Given request:
Begin with the line holding "Generate a Python", end with the line holding "0.29, 0.23, 0.19]", and repeat every line in between exactly, without pictures.

Dataset records:
• • • • •

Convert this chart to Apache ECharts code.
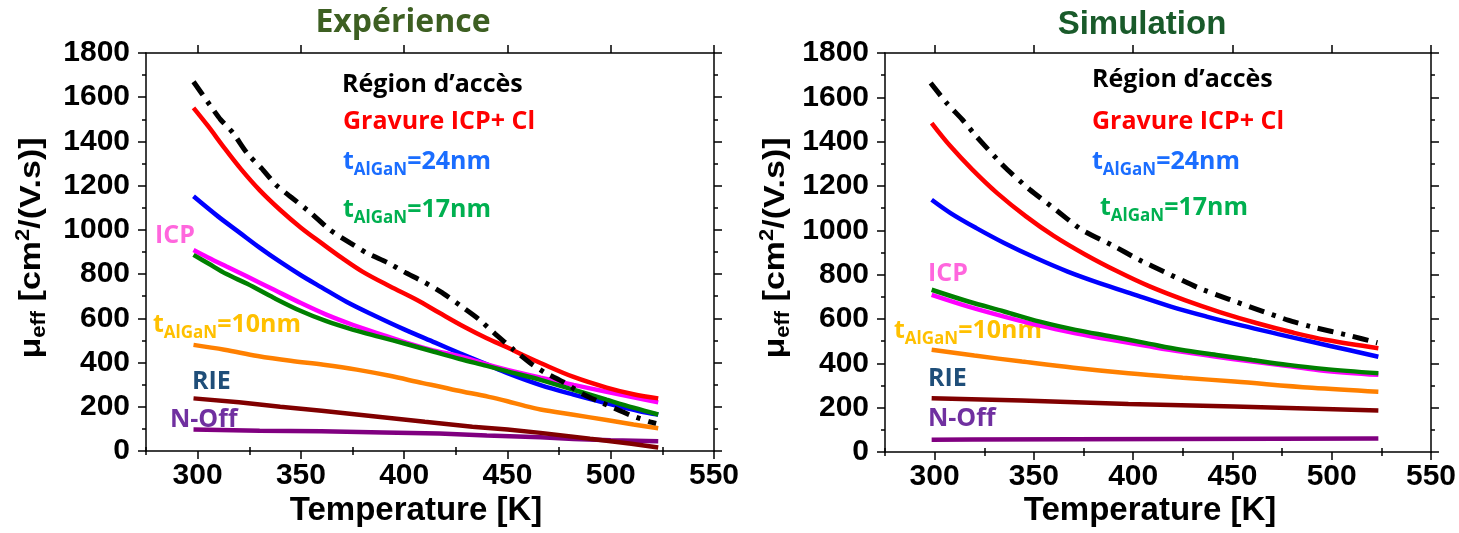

• • • • •

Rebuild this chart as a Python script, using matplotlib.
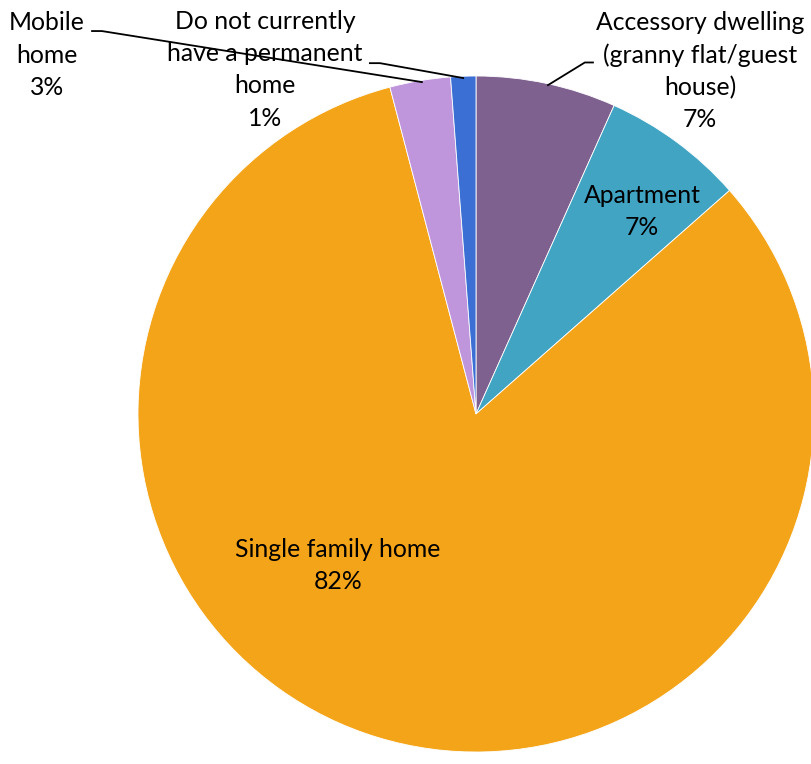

• • • • •

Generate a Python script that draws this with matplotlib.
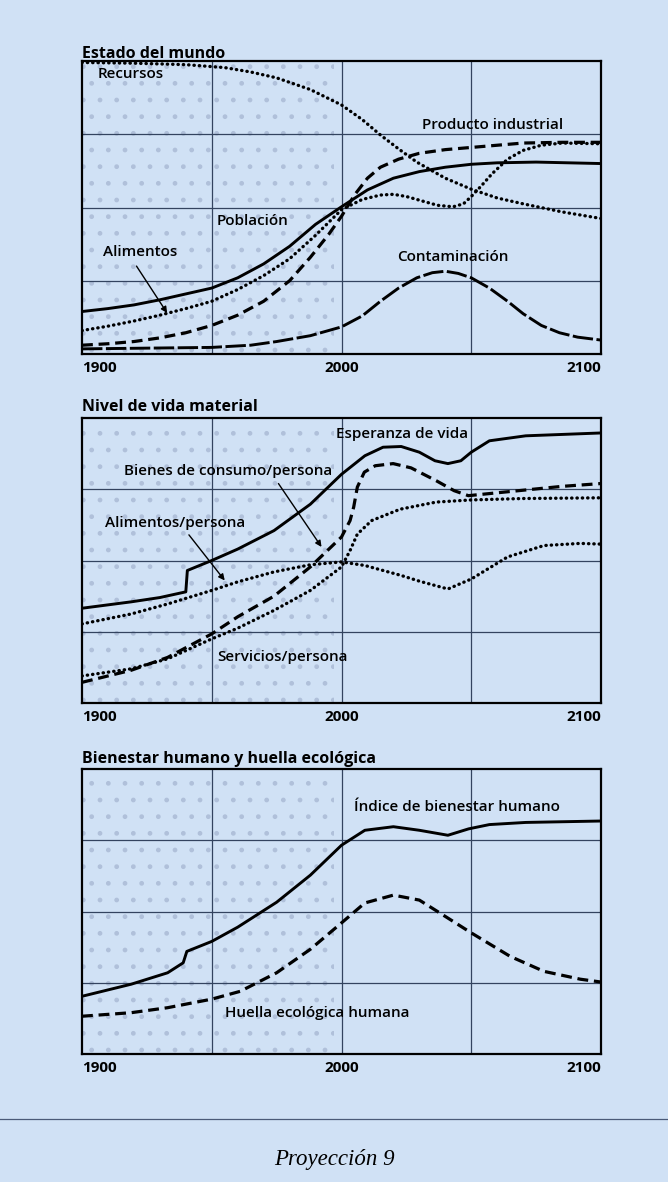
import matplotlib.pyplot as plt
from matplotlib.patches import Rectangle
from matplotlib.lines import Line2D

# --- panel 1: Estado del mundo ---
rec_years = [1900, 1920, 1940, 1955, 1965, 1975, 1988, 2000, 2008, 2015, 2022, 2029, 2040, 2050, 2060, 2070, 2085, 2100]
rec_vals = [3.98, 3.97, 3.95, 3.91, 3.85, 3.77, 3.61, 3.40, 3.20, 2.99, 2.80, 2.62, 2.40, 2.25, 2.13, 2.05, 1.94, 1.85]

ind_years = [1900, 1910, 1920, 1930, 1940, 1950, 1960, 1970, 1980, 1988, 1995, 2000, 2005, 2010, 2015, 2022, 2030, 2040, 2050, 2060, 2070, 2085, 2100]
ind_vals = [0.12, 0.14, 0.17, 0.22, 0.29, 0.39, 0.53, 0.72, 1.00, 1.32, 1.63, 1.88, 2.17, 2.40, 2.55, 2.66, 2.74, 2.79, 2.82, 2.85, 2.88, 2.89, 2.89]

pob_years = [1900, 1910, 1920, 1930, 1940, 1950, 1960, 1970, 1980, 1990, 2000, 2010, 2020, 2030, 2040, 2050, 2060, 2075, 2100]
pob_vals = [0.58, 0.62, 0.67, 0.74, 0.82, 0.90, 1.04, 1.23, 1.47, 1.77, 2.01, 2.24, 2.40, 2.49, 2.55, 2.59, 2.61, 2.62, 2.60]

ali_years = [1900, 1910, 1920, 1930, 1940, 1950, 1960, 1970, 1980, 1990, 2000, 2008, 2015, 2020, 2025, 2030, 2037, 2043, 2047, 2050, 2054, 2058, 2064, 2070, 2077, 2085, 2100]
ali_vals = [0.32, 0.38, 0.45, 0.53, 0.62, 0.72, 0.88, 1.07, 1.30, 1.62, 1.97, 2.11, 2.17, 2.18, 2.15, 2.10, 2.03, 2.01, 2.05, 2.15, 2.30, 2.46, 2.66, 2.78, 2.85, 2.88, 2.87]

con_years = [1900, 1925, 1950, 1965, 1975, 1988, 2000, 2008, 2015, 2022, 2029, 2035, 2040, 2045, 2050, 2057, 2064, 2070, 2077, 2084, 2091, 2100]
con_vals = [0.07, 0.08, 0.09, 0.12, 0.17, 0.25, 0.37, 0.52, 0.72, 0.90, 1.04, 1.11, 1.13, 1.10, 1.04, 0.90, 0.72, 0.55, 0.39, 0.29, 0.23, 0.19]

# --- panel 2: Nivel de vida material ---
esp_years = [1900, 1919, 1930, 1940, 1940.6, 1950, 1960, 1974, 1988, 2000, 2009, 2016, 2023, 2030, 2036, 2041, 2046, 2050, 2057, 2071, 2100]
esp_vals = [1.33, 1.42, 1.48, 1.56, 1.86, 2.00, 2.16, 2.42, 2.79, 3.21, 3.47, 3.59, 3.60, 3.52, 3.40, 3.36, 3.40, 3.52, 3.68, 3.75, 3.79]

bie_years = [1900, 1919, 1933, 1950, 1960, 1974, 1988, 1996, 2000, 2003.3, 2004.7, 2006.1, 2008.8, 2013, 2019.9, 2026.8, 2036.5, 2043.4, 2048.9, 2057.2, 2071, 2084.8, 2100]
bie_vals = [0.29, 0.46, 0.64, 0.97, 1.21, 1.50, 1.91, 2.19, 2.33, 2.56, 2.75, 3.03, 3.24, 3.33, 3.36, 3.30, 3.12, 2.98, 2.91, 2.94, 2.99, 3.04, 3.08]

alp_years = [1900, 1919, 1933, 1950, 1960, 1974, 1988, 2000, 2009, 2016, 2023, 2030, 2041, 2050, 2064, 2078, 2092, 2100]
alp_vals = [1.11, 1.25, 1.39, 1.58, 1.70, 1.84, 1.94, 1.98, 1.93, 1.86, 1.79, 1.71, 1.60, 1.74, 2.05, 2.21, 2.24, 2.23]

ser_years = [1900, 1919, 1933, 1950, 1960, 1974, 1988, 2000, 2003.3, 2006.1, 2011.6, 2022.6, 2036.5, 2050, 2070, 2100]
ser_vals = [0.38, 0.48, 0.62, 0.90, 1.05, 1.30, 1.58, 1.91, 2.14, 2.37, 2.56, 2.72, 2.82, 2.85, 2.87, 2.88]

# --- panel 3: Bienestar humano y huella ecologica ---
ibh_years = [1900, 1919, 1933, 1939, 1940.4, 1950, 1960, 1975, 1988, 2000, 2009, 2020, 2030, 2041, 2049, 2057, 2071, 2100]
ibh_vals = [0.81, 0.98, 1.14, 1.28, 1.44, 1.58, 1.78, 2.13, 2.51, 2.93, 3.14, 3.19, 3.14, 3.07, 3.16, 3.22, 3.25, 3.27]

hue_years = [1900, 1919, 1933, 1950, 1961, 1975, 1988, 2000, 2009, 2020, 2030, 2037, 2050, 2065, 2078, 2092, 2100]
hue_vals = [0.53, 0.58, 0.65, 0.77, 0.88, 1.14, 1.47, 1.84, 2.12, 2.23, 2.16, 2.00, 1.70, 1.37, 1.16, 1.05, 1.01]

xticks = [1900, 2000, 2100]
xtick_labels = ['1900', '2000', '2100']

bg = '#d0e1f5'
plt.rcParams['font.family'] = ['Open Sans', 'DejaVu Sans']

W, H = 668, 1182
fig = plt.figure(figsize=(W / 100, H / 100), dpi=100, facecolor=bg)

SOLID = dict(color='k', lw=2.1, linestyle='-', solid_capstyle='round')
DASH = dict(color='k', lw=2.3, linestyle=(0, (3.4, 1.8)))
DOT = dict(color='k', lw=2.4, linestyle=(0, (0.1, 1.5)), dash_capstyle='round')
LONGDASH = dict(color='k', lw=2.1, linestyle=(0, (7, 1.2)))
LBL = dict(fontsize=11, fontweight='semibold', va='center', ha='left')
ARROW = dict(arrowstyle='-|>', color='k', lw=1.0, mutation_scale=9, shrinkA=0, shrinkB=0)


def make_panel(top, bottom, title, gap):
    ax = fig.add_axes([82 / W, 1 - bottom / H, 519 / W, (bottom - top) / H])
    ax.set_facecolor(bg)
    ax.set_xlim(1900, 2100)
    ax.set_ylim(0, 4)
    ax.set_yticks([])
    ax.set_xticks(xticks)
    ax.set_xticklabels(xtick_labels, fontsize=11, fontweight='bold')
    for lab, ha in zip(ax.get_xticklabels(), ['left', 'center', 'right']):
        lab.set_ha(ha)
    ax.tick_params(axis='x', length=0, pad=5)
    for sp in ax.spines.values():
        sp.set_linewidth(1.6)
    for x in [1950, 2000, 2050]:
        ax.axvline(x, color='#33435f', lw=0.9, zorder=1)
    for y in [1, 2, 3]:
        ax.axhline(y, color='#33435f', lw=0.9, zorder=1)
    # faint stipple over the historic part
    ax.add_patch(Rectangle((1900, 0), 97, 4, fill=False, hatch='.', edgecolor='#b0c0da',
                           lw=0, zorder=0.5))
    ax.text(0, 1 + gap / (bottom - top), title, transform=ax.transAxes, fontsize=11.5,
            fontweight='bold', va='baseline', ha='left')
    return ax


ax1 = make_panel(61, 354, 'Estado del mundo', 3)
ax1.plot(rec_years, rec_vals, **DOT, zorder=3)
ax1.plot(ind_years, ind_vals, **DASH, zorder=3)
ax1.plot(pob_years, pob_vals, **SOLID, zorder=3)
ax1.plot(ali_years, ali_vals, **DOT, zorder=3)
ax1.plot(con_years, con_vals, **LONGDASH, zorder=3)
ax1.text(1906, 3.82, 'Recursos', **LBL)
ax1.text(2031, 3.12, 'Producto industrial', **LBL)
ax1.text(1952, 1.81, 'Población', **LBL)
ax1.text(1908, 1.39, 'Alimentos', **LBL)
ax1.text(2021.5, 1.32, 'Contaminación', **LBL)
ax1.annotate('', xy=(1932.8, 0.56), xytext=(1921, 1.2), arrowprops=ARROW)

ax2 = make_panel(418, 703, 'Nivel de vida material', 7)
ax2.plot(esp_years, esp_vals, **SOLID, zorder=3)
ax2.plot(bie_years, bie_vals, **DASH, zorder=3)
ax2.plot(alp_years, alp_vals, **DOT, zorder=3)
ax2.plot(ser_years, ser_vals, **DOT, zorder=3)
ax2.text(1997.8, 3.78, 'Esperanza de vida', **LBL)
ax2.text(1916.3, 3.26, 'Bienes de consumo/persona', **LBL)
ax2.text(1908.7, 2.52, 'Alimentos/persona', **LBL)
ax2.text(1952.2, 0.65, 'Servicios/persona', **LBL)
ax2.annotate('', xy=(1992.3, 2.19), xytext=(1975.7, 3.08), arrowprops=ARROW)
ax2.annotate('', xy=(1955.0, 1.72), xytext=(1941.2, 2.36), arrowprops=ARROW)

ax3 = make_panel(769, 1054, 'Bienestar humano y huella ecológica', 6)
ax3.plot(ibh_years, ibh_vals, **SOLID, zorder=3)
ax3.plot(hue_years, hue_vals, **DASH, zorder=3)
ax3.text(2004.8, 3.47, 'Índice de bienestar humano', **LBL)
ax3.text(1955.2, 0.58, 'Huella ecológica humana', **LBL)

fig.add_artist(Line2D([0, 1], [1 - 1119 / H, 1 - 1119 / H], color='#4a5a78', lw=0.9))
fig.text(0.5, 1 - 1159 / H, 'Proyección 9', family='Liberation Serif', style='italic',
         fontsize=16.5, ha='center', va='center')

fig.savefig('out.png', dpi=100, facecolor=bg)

• • • • •

Answer below:
Generate a Python script that draws this with matplotlib.
import matplotlib.pyplot as plt
from matplotlib.patches import Rectangle
from matplotlib.lines import Line2D

# --- panel 1: Estado del mundo ---
rec_years = [1900, 1920, 1940, 1955, 1965, 1975, 1988, 2000, 2008, 2015, 2022, 2029, 2040, 2050, 2060, 2070, 2085, 2100]
rec_vals = [3.98, 3.97, 3.95, 3.91, 3.85, 3.77, 3.61, 3.40, 3.20, 2.99, 2.80, 2.62, 2.40, 2.25, 2.13, 2.05, 1.94, 1.85]

ind_years = [1900, 1910, 1920, 1930, 1940, 1950, 1960, 1970, 1980, 1988, 1995, 2000, 2005, 2010, 2015, 2022, 2030, 2040, 2050, 2060, 2070, 2085, 2100]
ind_vals = [0.12, 0.14, 0.17, 0.22, 0.29, 0.39, 0.53, 0.72, 1.00, 1.32, 1.63, 1.88, 2.17, 2.40, 2.55, 2.66, 2.74, 2.79, 2.82, 2.85, 2.88, 2.89, 2.89]

pob_years = [1900, 1910, 1920, 1930, 1940, 1950, 1960, 1970, 1980, 1990, 2000, 2010, 2020, 2030, 2040, 2050, 2060, 2075, 2100]
pob_vals = [0.58, 0.62, 0.67, 0.74, 0.82, 0.90, 1.04, 1.23, 1.47, 1.77, 2.01, 2.24, 2.40, 2.49, 2.55, 2.59, 2.61, 2.62, 2.60]

ali_years = [1900, 1910, 1920, 1930, 1940, 1950, 1960, 1970, 1980, 1990, 2000, 2008, 2015, 2020, 2025, 2030, 2037, 2043, 2047, 2050, 2054, 2058, 2064, 2070, 2077, 2085, 2100]
ali_vals = [0.32, 0.38, 0.45, 0.53, 0.62, 0.72, 0.88, 1.07, 1.30, 1.62, 1.97, 2.11, 2.17, 2.18, 2.15, 2.10, 2.03, 2.01, 2.05, 2.15, 2.30, 2.46, 2.66, 2.78, 2.85, 2.88, 2.87]

con_years = [1900, 1925, 1950, 1965, 1975, 1988, 2000, 2008, 2015, 2022, 2029, 2035, 2040, 2045, 2050, 2057, 2064, 2070, 2077, 2084, 2091, 2100]
con_vals = [0.07, 0.08, 0.09, 0.12, 0.17, 0.25, 0.37, 0.52, 0.72, 0.90, 1.04, 1.11, 1.13, 1.10, 1.04, 0.90, 0.72, 0.55, 0.39, 0.29, 0.23, 0.19]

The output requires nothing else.